The Pakistani rupee depreciated 0.51% versus the US dollar during trading on Wednesday.
At roughly 11:30 a.m., the rupee was trading at 289, down Rs1.46 in the interbank market.
The rupee had suffered back-to-back losses versus the dollar on Monday, depreciating 0.31% to close at 287.54.
Experts attribute the growth in the value of the US dollar to the market demand-supply dynamic.
“The government’s relaxation of import restrictions is driving market demand for US dollars,” Samiullah Tariq, Head of Research at Pak Kuwait Investment Company Limited, said.
According to the analyst, the greenback is projected to continue range-bound, trading in the 285-290 region.

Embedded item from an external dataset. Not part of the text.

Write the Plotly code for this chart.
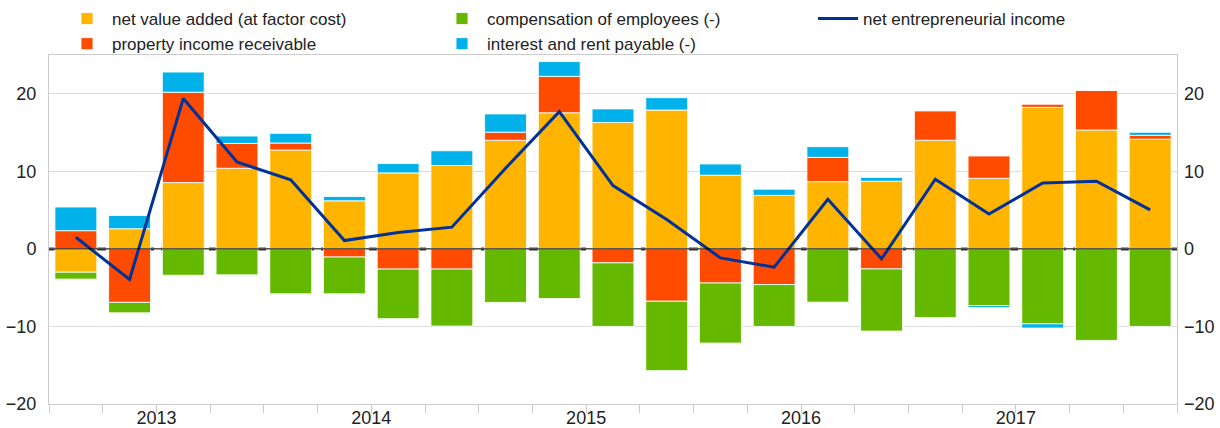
import plotly.graph_objects as go

quarters = list(range(21))
year_labels = ["2013", "2014", "2015", "2016", "2017"]
year_pos = [1.5, 5.5, 9.5, 13.5, 17.5]

net_value_added = [-3.0, 2.6, 8.55, 10.4, 12.75, 6.2, 9.8, 10.75, 14.0, 17.55, 16.3,
                   17.9, 9.5, 6.9, 8.67, 8.72, 14.0, 9.1, 18.25, 15.33, 14.14]
property_income = [2.35, -6.9, 11.65, 3.2, 0.9, -1.05, -2.6, -2.6, 1.05, 4.7, -1.8,
                   -6.75, -4.4, -4.6, 3.13, -2.58, 3.82, 2.88, 0.4, 5.12, 0.5]
compensation = [-0.9, -1.35, -3.4, -3.35, -5.8, -4.75, -6.4, -7.35, -6.9, -6.4, -8.2,
                -8.95, -7.75, -5.4, -6.87, -8.02, -8.85, -7.3, -9.66, -11.8, -10.0]
interest_rent = [3.05, 1.7, 2.6, 0.95, 1.25, 0.55, 1.2, 1.9, 2.35, 1.9, 1.75,
                 1.6, 1.45, 0.8, 1.38, 0.5, 0.0, -0.25, -0.55, 0.0, 0.4]
net_entrepreneurial = [1.5, -3.95, 19.4, 11.2, 8.9, 1.07, 2.1, 2.8, 10.4, 17.7, 8.16,
                       3.8, -1.16, -2.36, 6.4, -1.29, 8.98, 4.5, 8.5, 8.72, 5.03]

FONT = "Liberation Sans, Arial, sans-serif"
C_YEL, C_ORA, C_GRN, C_CYA, C_BLU = "#FFB400", "#FF4B00", "#65B800", "#00B1EA", "#003299"

fig = go.Figure()
bar_line = dict(color="rgba(255,255,255,0.85)", width=1)
fig.add_trace(go.Bar(x=quarters, y=net_value_added, name="net value added (at factor cost)",
                     marker=dict(color=C_YEL, line=bar_line), legend="legend"))
fig.add_trace(go.Bar(x=quarters, y=property_income, name="property income receivable",
                     marker=dict(color=C_ORA, line=bar_line), legend="legend"))
fig.add_trace(go.Bar(x=quarters, y=compensation, name="compensation of employees (-)",
                     marker=dict(color=C_GRN, line=bar_line), legend="legend2"))
fig.add_trace(go.Bar(x=quarters, y=interest_rent, name="interest and rent payable (-)",
                     marker=dict(color=C_CYA, line=bar_line), legend="legend2"))
fig.add_trace(go.Scatter(x=quarters, y=net_entrepreneurial, name="net entrepreneurial income",
                         mode="lines", line=dict(color=C_BLU, width=3), yaxis="y2",
                         legend="legend3"))

H = 349.0
def py(px):
    return (404 - px) / H

leg_common = dict(orientation="v", yanchor="top", xanchor="left", bgcolor="rgba(0,0,0,0)",
                  font=dict(family=FONT, size=17, color="#222222"), tracegroupgap=0,
                  itemwidth=40, traceorder="normal")

fig.update_layout(
    width=1220, height=428,
    margin=dict(l=49, r=43, t=55, b=24, autoexpand=False),
    paper_bgcolor="white", plot_bgcolor="white",
    barmode="relative", bargap=0.22,
    font=dict(family=FONT, size=18, color="#222222"),
    legend=dict(x=(62 - 49) / 1128, y=py(1), **leg_common),
    legend2=dict(x=(437 - 49) / 1128, y=py(1), **leg_common),
    legend3=dict(x=(813 - 49) / 1128, y=py(1), **leg_common),
    xaxis=dict(range=[-0.5, 20.5], tickmode="array", tickvals=year_pos, ticktext=year_labels,
               ticks="outside", ticklen=8, tickcolor="#cccccc", showgrid=False,
               showline=True, linecolor="#cccccc", mirror=True, zeroline=False,
               minor=dict(tickmode="linear", tick0=-0.5, dtick=1, ticks="outside",
                          ticklen=8, tickcolor="#cccccc", showgrid=False),
               ticklabelstandoff=-11, tickfont=dict(size=18)),
    yaxis=dict(range=[-20, 25], tickmode="array", tickvals=[-20, -10, 0, 10, 20],
               showgrid=True, gridcolor="#dcdcdc", gridwidth=1, zeroline=False,
               showline=True, linecolor="#cccccc", mirror=True, ticks="",
               ticklabelstandoff=8, tickfont=dict(size=18)),
    yaxis2=dict(range=[-20, 25], tickmode="array", tickvals=[-20, -10, 0, 10, 20],
                overlaying="y", side="right", showgrid=False, zeroline=False,
                showline=False, ticks="", ticklabelstandoff=6, tickfont=dict(size=18)),
    shapes=[
        dict(type="line", xref="paper", x0=0, x1=1, yref="y", y0=0, y1=0, layer="below",
             line=dict(color="#444444", width=3, dash="9px,7px")),
        dict(type="line", xref="paper", x0=0, x1=1, yref="y", y0=0, y1=0, layer="above",
             line=dict(color="#000000", width=1)),
    ],
)

fig.write_html("out.html", config={"displayModeBar": False},
               post_script="document.body.style.margin='0';document.body.style.overflow='hidden';")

In a significant development, the Federal Board of Revenue (FBR) has tentatively collected Rs538 billion in July 2023, compared to the allotted monthly target of Rs534 billion, representing a Rs4 billion increase.
Globally, the US dollar failed to gain ground on Wednesday after Fitch downgraded the US government’s top credit rating, raising concerns about the country’s fiscal prospects, despite some support from a relatively durable run of economic data.
A relatively stable run of economic statistics is providing support.
Fitch downgraded the United States to AA+ from AAA on Tuesday, prompting a furious response from the White House and surprising investors, despite the resolution of the debt ceiling crisis two months ago.
The US dollar index was last 0.09% higher at 102.09, after falling sharply in the aftermath of the Fitch report.
Oil prices, a major measure of currency parity, rose about 1% on Wednesday, trading around their highest since April, as data suggesting solid demand from the world’s largest fuel user, the United States, countered demand concerns elsewhere.